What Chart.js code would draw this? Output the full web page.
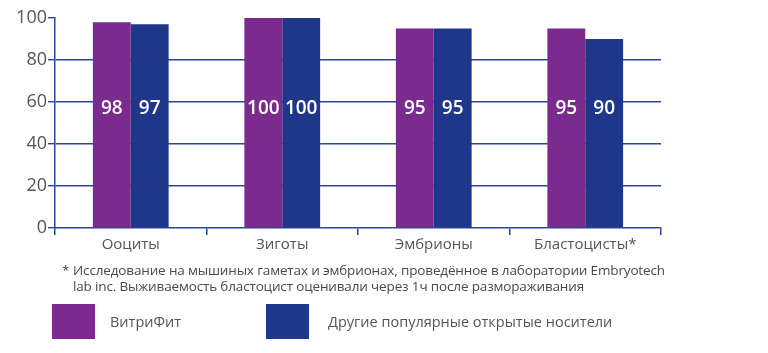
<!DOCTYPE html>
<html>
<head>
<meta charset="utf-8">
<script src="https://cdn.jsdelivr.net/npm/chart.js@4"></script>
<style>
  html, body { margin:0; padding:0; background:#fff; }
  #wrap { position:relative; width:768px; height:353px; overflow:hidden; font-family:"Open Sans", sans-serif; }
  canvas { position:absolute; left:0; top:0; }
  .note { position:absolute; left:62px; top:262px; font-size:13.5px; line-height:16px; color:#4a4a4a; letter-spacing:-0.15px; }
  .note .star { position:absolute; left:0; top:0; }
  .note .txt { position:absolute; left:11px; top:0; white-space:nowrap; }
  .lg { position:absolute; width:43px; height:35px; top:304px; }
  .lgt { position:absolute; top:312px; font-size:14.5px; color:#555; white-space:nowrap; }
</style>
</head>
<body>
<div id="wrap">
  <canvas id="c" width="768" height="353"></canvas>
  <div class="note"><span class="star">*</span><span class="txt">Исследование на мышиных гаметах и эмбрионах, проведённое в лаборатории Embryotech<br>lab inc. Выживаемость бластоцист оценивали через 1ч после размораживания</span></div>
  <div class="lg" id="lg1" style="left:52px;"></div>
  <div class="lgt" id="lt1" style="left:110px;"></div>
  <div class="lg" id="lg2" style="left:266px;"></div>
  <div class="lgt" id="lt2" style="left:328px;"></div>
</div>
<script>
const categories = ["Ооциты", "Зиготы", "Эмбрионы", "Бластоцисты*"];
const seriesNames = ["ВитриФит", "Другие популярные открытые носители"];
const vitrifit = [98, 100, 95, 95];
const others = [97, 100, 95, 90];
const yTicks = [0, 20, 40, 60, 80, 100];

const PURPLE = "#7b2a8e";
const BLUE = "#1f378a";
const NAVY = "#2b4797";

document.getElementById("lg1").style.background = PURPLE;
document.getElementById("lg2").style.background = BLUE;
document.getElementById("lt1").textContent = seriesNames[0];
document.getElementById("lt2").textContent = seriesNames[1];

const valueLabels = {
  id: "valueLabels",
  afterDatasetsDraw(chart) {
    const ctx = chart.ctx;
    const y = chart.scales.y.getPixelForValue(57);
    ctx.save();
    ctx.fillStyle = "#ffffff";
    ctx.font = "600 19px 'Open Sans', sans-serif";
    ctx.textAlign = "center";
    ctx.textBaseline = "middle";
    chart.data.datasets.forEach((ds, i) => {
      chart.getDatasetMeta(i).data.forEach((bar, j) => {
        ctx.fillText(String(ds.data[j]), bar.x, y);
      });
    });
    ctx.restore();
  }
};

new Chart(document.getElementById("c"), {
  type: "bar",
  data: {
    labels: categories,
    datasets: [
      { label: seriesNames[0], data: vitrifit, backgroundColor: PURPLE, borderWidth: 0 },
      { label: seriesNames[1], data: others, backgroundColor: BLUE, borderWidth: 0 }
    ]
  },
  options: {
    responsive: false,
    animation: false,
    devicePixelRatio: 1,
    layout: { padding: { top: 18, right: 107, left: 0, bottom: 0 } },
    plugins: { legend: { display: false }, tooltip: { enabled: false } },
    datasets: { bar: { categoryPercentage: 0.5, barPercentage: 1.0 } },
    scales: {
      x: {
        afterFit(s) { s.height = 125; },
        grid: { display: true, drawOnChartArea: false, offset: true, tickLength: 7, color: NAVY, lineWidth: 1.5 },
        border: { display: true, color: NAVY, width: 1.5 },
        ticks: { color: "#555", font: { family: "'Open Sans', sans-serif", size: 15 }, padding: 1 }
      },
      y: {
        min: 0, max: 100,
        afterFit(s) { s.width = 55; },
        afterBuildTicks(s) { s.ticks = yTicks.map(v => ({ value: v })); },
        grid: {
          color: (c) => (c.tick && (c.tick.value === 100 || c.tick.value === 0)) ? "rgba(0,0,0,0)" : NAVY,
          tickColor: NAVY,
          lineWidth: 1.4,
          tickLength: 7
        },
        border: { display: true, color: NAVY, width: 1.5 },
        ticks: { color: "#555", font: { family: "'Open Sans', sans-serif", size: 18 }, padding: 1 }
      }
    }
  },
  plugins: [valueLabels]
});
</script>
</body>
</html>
---
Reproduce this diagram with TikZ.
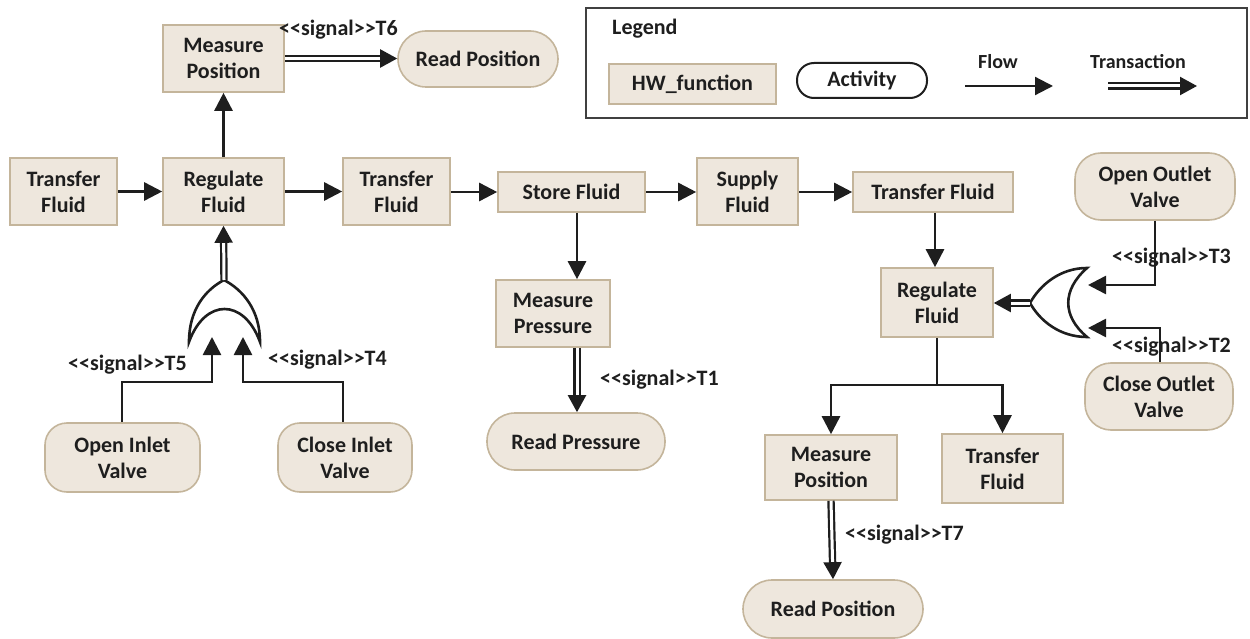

- _AIM OF THE TASK_:
Select and copy every line of the material that holds the string "this".

- _TASK RESULT_:
What Chart.js code would draw this? Output the full web page.
Reproduce this diagram with TikZ.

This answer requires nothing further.